◆ **INFORMATION SUPPLIED**

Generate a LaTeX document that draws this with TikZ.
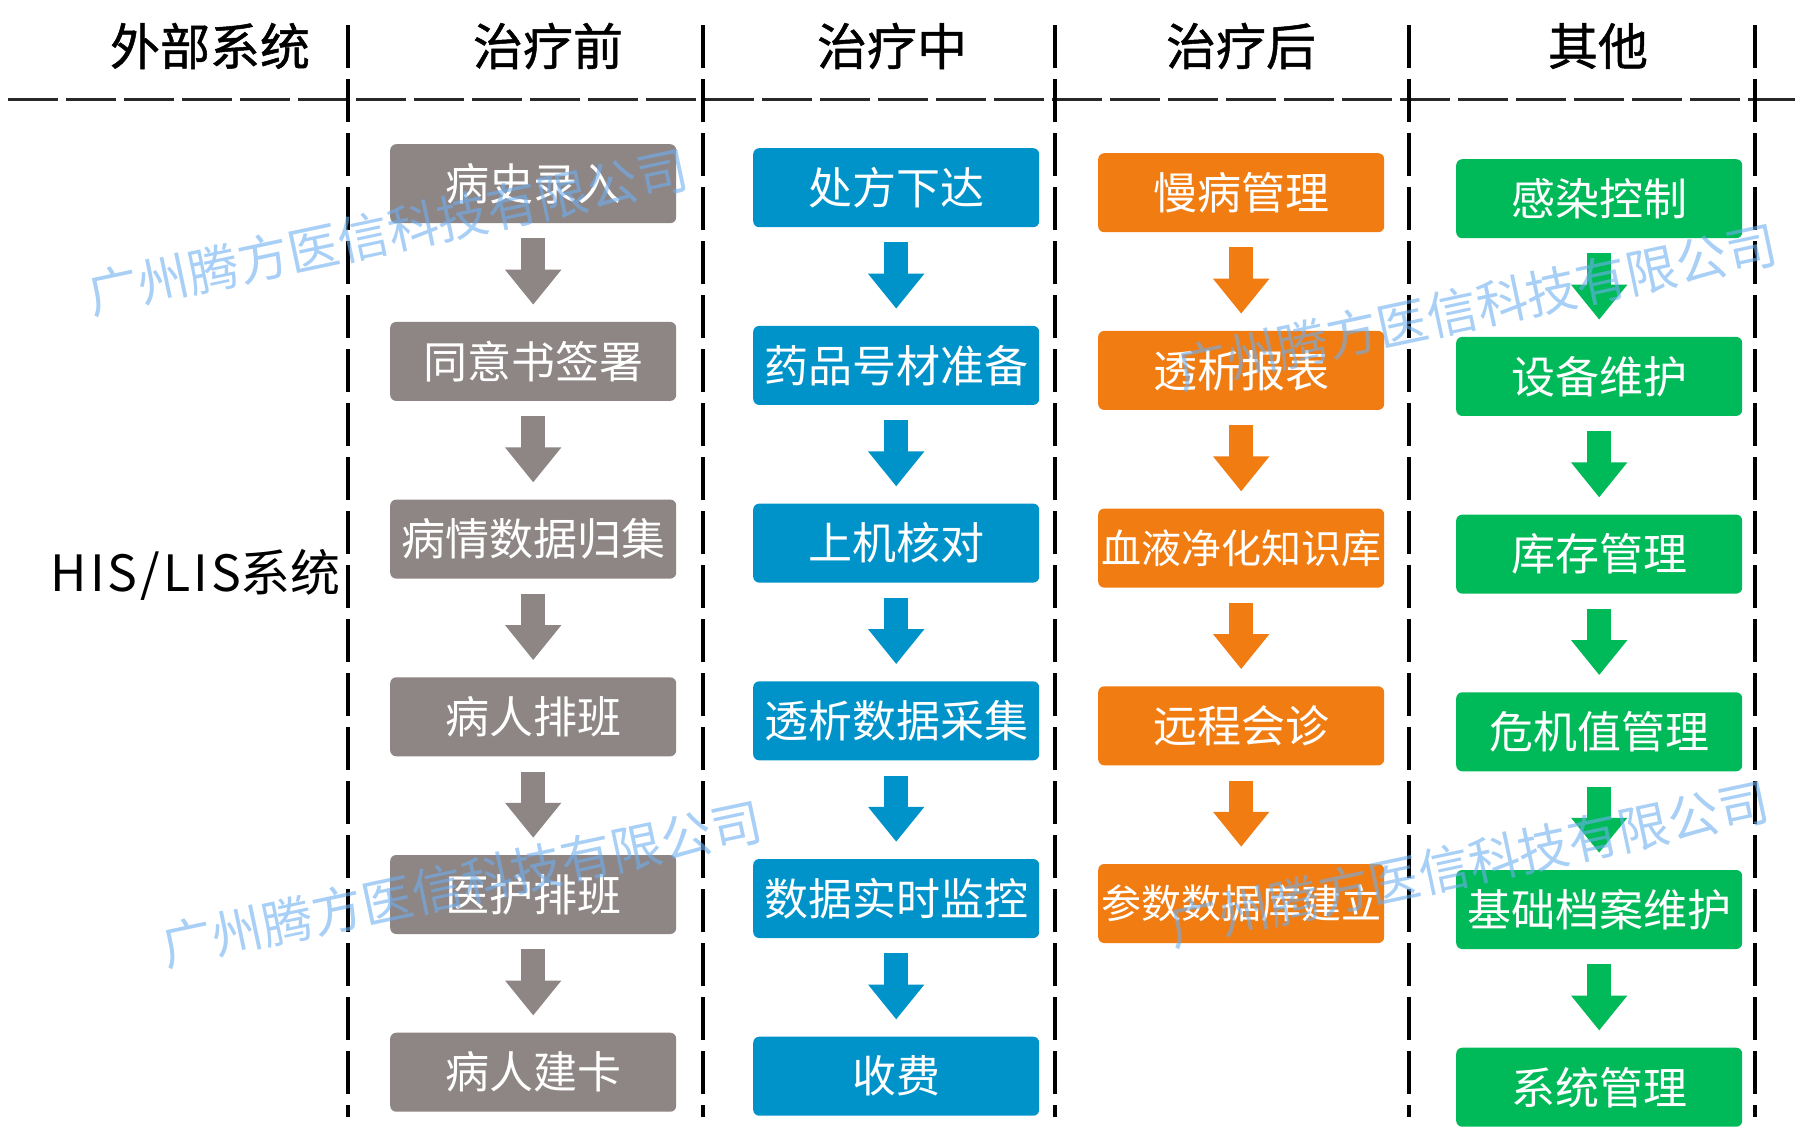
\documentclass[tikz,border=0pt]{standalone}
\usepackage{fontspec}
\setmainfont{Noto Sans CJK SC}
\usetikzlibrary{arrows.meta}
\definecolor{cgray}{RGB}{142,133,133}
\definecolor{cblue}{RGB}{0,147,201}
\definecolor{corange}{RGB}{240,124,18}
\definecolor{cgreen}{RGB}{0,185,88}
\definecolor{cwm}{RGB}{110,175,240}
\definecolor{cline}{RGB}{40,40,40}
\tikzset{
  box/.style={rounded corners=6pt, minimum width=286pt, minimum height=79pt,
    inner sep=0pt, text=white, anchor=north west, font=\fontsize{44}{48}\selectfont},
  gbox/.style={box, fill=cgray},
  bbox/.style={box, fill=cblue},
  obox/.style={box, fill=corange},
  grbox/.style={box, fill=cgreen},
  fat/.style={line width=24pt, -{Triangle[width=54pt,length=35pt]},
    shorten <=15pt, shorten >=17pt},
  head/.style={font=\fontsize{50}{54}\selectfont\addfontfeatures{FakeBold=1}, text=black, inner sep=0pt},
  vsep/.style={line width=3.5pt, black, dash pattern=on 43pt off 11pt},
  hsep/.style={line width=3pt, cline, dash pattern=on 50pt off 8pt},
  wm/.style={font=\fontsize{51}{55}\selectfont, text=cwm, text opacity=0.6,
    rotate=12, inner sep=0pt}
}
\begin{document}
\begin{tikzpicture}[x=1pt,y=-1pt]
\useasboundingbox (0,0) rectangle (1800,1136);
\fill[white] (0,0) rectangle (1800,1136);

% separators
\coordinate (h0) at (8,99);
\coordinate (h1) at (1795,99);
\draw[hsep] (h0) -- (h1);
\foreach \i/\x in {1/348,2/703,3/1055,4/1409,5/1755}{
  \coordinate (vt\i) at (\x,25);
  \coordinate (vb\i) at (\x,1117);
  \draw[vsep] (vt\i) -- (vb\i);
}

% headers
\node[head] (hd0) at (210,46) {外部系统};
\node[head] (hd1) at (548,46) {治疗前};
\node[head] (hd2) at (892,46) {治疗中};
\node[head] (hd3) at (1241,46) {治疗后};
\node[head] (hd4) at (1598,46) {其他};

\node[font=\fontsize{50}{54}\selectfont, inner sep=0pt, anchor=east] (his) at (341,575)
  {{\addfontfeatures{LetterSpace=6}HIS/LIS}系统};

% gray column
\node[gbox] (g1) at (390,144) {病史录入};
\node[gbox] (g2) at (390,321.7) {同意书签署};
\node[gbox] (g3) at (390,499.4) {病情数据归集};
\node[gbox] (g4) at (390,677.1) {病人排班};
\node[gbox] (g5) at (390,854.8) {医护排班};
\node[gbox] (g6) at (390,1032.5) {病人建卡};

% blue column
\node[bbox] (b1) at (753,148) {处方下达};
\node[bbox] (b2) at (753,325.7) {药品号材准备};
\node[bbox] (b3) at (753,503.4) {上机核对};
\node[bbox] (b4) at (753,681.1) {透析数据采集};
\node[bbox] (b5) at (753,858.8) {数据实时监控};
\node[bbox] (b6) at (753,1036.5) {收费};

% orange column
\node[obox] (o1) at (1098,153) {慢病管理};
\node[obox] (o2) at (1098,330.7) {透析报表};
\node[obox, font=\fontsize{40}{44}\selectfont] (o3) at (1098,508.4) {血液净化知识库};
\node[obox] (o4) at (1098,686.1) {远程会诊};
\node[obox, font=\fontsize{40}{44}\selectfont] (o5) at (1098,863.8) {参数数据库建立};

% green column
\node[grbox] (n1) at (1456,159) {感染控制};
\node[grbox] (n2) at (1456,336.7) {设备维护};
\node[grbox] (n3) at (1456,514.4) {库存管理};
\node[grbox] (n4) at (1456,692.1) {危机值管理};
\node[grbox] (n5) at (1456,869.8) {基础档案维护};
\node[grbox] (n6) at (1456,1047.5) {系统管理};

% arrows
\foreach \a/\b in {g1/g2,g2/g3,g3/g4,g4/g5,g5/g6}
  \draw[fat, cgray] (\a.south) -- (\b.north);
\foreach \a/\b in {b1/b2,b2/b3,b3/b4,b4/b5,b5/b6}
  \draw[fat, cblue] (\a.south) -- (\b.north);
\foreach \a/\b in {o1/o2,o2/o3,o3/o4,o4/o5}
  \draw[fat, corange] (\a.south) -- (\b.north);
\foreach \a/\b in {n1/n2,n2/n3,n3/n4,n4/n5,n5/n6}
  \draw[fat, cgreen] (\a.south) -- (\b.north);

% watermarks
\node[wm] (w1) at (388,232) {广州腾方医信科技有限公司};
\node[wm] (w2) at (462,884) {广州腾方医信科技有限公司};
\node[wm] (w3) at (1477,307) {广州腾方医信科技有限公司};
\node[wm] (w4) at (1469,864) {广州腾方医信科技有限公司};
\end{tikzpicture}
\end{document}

◆ **YOUR GOAL**
Leave out the pictures and print every line of the data exactly.

◆ **TASK RESPONSE**
Generate a LaTeX document that draws this with TikZ.
\documentclass[tikz,border=0pt]{standalone}
\usepackage{fontspec}
\setmainfont{Noto Sans CJK SC}
\usetikzlibrary{arrows.meta}
\definecolor{cgray}{RGB}{142,133,133}
\definecolor{cblue}{RGB}{0,147,201}
\definecolor{corange}{RGB}{240,124,18}
\definecolor{cgreen}{RGB}{0,185,88}
\definecolor{cwm}{RGB}{110,175,240}
\definecolor{cline}{RGB}{40,40,40}
\tikzset{
  box/.style={rounded corners=6pt, minimum width=286pt, minimum height=79pt,
    inner sep=0pt, text=white, anchor=north west, font=\fontsize{44}{48}\selectfont},
  gbox/.style={box, fill=cgray},
  bbox/.style={box, fill=cblue},
  obox/.style={box, fill=corange},
  grbox/.style={box, fill=cgreen},
  fat/.style={line width=24pt, -{Triangle[width=54pt,length=35pt]},
    shorten <=15pt, shorten >=17pt},
  head/.style={font=\fontsize{50}{54}\selectfont\addfontfeatures{FakeBold=1}, text=black, inner sep=0pt},
  vsep/.style={line width=3.5pt, black, dash pattern=on 43pt off 11pt},
  hsep/.style={line width=3pt, cline, dash pattern=on 50pt off 8pt},
  wm/.style={font=\fontsize{51}{55}\selectfont, text=cwm, text opacity=0.6,
    rotate=12, inner sep=0pt}
}
\begin{document}
\begin{tikzpicture}[x=1pt,y=-1pt]
\useasboundingbox (0,0) rectangle (1800,1136);
\fill[white] (0,0) rectangle (1800,1136);

% separators
\coordinate (h0) at (8,99);
\coordinate (h1) at (1795,99);
\draw[hsep] (h0) -- (h1);
\foreach \i/\x in {1/348,2/703,3/1055,4/1409,5/1755}{
  \coordinate (vt\i) at (\x,25);
  \coordinate (vb\i) at (\x,1117);
  \draw[vsep] (vt\i) -- (vb\i);
}

% headers
\node[head] (hd0) at (210,46) {外部系统};
\node[head] (hd1) at (548,46) {治疗前};
\node[head] (hd2) at (892,46) {治疗中};
\node[head] (hd3) at (1241,46) {治疗后};
\node[head] (hd4) at (1598,46) {其他};

\node[font=\fontsize{50}{54}\selectfont, inner sep=0pt, anchor=east] (his) at (341,575)
  {{\addfontfeatures{LetterSpace=6}HIS/LIS}系统};

% gray column
\node[gbox] (g1) at (390,144) {病史录入};
\node[gbox] (g2) at (390,321.7) {同意书签署};
\node[gbox] (g3) at (390,499.4) {病情数据归集};
\node[gbox] (g4) at (390,677.1) {病人排班};
\node[gbox] (g5) at (390,854.8) {医护排班};
\node[gbox] (g6) at (390,1032.5) {病人建卡};

% blue column
\node[bbox] (b1) at (753,148) {处方下达};
\node[bbox] (b2) at (753,325.7) {药品号材准备};
\node[bbox] (b3) at (753,503.4) {上机核对};
\node[bbox] (b4) at (753,681.1) {透析数据采集};
\node[bbox] (b5) at (753,858.8) {数据实时监控};
\node[bbox] (b6) at (753,1036.5) {收费};

% orange column
\node[obox] (o1) at (1098,153) {慢病管理};
\node[obox] (o2) at (1098,330.7) {透析报表};
\node[obox, font=\fontsize{40}{44}\selectfont] (o3) at (1098,508.4) {血液净化知识库};
\node[obox] (o4) at (1098,686.1) {远程会诊};
\node[obox, font=\fontsize{40}{44}\selectfont] (o5) at (1098,863.8) {参数数据库建立};

% green column
\node[grbox] (n1) at (1456,159) {感染控制};
\node[grbox] (n2) at (1456,336.7) {设备维护};
\node[grbox] (n3) at (1456,514.4) {库存管理};
\node[grbox] (n4) at (1456,692.1) {危机值管理};
\node[grbox] (n5) at (1456,869.8) {基础档案维护};
\node[grbox] (n6) at (1456,1047.5) {系统管理};

% arrows
\foreach \a/\b in {g1/g2,g2/g3,g3/g4,g4/g5,g5/g6}
  \draw[fat, cgray] (\a.south) -- (\b.north);
\foreach \a/\b in {b1/b2,b2/b3,b3/b4,b4/b5,b5/b6}
  \draw[fat, cblue] (\a.south) -- (\b.north);
\foreach \a/\b in {o1/o2,o2/o3,o3/o4,o4/o5}
  \draw[fat, corange] (\a.south) -- (\b.north);
\foreach \a/\b in {n1/n2,n2/n3,n3/n4,n4/n5,n5/n6}
  \draw[fat, cgreen] (\a.south) -- (\b.north);

% watermarks
\node[wm] (w1) at (388,232) {广州腾方医信科技有限公司};
\node[wm] (w2) at (462,884) {广州腾方医信科技有限公司};
\node[wm] (w3) at (1477,307) {广州腾方医信科技有限公司};
\node[wm] (w4) at (1469,864) {广州腾方医信科技有限公司};
\end{tikzpicture}
\end{document}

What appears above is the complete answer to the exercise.